— Start Information provided —
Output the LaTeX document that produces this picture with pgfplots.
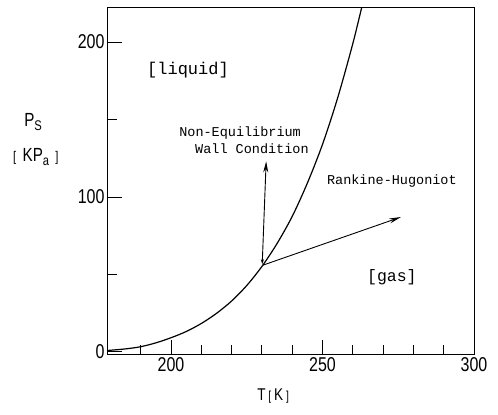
\documentclass[border=0pt]{standalone}
\usepackage{fontspec}
\usepackage{pgfplots}
\pgfplotsset{compat=1.18}
\usetikzlibrary{arrows.meta}
\setmainfont{Liberation Sans}
\newfontfamily\narrowsf[FakeStretch=0.8]{Liberation Sans}
\newfontfamily\typew{Liberation Mono}

% saturation pressure curve P_s(T)
\pgfplotstableread{
T      P
179.2  1.0
185    2.0
190    3.4
195    5.9
200    9.2
205    13.2
210    18.4
215    24.9
220    32.9
225    42.9
230    55.2
235    70.0
240    87.5
245    109
250    134
255    164
260    199
263.5  227
}\psat

\begin{document}
\begin{tikzpicture}
\useasboundingbox (-108pt,-61pt) rectangle (390pt,354pt);
\begin{axis}[
  at={(0pt,0pt)}, anchor=south west,
  scale only axis, width=366pt, height=346pt,
  xmin=179.2, xmax=300, ymin=-1.3, ymax=222,
  axis line style={line width=1pt},
  xtick={200,250,300}, minor xtick={190,210,220,230,240,260,270,280,290},
  ytick={0,100,200}, minor ytick={50,150},
  xtick pos=bottom, ytick pos=left,
  tick align=inside,
  major tick length=14pt, minor tick length=9pt,
  every tick/.style={line width=1pt, black},
  /pgf/number format/assume math mode=true,
  tick label style={font=\narrowsf\fontsize{20}{20}\selectfont},
  clip mode=individual,
]
\addplot[line width=1.2pt, smooth, black] table[x=T, y=P] {\psat};

% wall condition and Rankine-Hugoniot directions from the state on the curve
\draw[line width=0.9pt, {Stealth[length=5pt,width=3pt]}-{Stealth[length=11pt,width=5pt]}]
  (axis cs:230.1,56.6) -- (axis cs:231.4,123);
\draw[line width=0.9pt, -{Stealth[length=12pt,width=5pt]}]
  (axis cs:230.3,56) -- (axis cs:275.9,87.1);

\node[font=\typew\fontsize{17}{17}\selectfont] at (axis cs:205.6,181.9) {[liquid]};
\node[font=\typew\fontsize{16.5}{16.5}\selectfont] at (axis cs:272.9,48.4) {[gas]};
\node[font=\typew\fontsize{13.5}{13.5}\selectfont] at (axis cs:222.8,141.3) {Non-Equilibrium};
\node[font=\typew\fontsize{13.5}{13.5}\selectfont] at (axis cs:226.7,131) {Wall Condition};
\node[font=\typew\fontsize{13.5}{13.5}\selectfont] at (axis cs:272.9,110.3) {Rankine-Hugoniot};

% axis titles
\node[font=\narrowsf\fontsize{19}{19}\selectfont] at (axis cs:154.5,148.4)
  {P\raisebox{-0.45ex}{\fontsize{14}{14}\selectfont S}};
\node[font=\narrowsf\fontsize{19}{19}\selectfont] at (axis cs:155.4,125.8)
  {{\fontsize{14}{14}\selectfont[}\,\,KP\raisebox{-0.45ex}{\fontsize{14}{14}\selectfont a}\,\,{\fontsize{14}{14}\selectfont]}};
\node[font=\narrowsf\fontsize{17}{17}\selectfont] at (axis cs:233.7,-28.4)
  {T\,{\fontsize{13}{13}\selectfont[}\,K\,{\fontsize{13}{13}\selectfont]}};
\end{axis}
\end{tikzpicture}
\end{document}
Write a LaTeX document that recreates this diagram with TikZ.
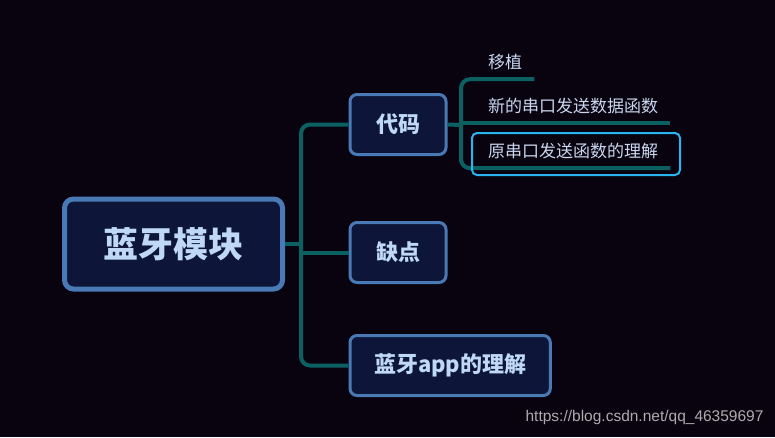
— End Information provided —
Transcribe all of the records above character for character. Exclude the pictures.

Output the LaTeX document that produces this picture with pgfplots.
\documentclass[border=0pt]{standalone}
\usepackage{fontspec}
\usepackage{pgfplots}
\pgfplotsset{compat=1.18}
\usetikzlibrary{arrows.meta}
\setmainfont{Liberation Sans}
\newfontfamily\narrowsf[FakeStretch=0.8]{Liberation Sans}
\newfontfamily\typew{Liberation Mono}

% saturation pressure curve P_s(T)
\pgfplotstableread{
T      P
179.2  1.0
185    2.0
190    3.4
195    5.9
200    9.2
205    13.2
210    18.4
215    24.9
220    32.9
225    42.9
230    55.2
235    70.0
240    87.5
245    109
250    134
255    164
260    199
263.5  227
}\psat

\begin{document}
\begin{tikzpicture}
\useasboundingbox (-108pt,-61pt) rectangle (390pt,354pt);
\begin{axis}[
  at={(0pt,0pt)}, anchor=south west,
  scale only axis, width=366pt, height=346pt,
  xmin=179.2, xmax=300, ymin=-1.3, ymax=222,
  axis line style={line width=1pt},
  xtick={200,250,300}, minor xtick={190,210,220,230,240,260,270,280,290},
  ytick={0,100,200}, minor ytick={50,150},
  xtick pos=bottom, ytick pos=left,
  tick align=inside,
  major tick length=14pt, minor tick length=9pt,
  every tick/.style={line width=1pt, black},
  /pgf/number format/assume math mode=true,
  tick label style={font=\narrowsf\fontsize{20}{20}\selectfont},
  clip mode=individual,
]
\addplot[line width=1.2pt, smooth, black] table[x=T, y=P] {\psat};

% wall condition and Rankine-Hugoniot directions from the state on the curve
\draw[line width=0.9pt, {Stealth[length=5pt,width=3pt]}-{Stealth[length=11pt,width=5pt]}]
  (axis cs:230.1,56.6) -- (axis cs:231.4,123);
\draw[line width=0.9pt, -{Stealth[length=12pt,width=5pt]}]
  (axis cs:230.3,56) -- (axis cs:275.9,87.1);

\node[font=\typew\fontsize{17}{17}\selectfont] at (axis cs:205.6,181.9) {[liquid]};
\node[font=\typew\fontsize{16.5}{16.5}\selectfont] at (axis cs:272.9,48.4) {[gas]};
\node[font=\typew\fontsize{13.5}{13.5}\selectfont] at (axis cs:222.8,141.3) {Non-Equilibrium};
\node[font=\typew\fontsize{13.5}{13.5}\selectfont] at (axis cs:226.7,131) {Wall Condition};
\node[font=\typew\fontsize{13.5}{13.5}\selectfont] at (axis cs:272.9,110.3) {Rankine-Hugoniot};

% axis titles
\node[font=\narrowsf\fontsize{19}{19}\selectfont] at (axis cs:154.5,148.4)
  {P\raisebox{-0.45ex}{\fontsize{14}{14}\selectfont S}};
\node[font=\narrowsf\fontsize{19}{19}\selectfont] at (axis cs:155.4,125.8)
  {{\fontsize{14}{14}\selectfont[}\,\,KP\raisebox{-0.45ex}{\fontsize{14}{14}\selectfont a}\,\,{\fontsize{14}{14}\selectfont]}};
\node[font=\narrowsf\fontsize{17}{17}\selectfont] at (axis cs:233.7,-28.4)
  {T\,{\fontsize{13}{13}\selectfont[}\,K\,{\fontsize{13}{13}\selectfont]}};
\end{axis}
\end{tikzpicture}
\end{document}
Write a LaTeX document that recreates this diagram with TikZ.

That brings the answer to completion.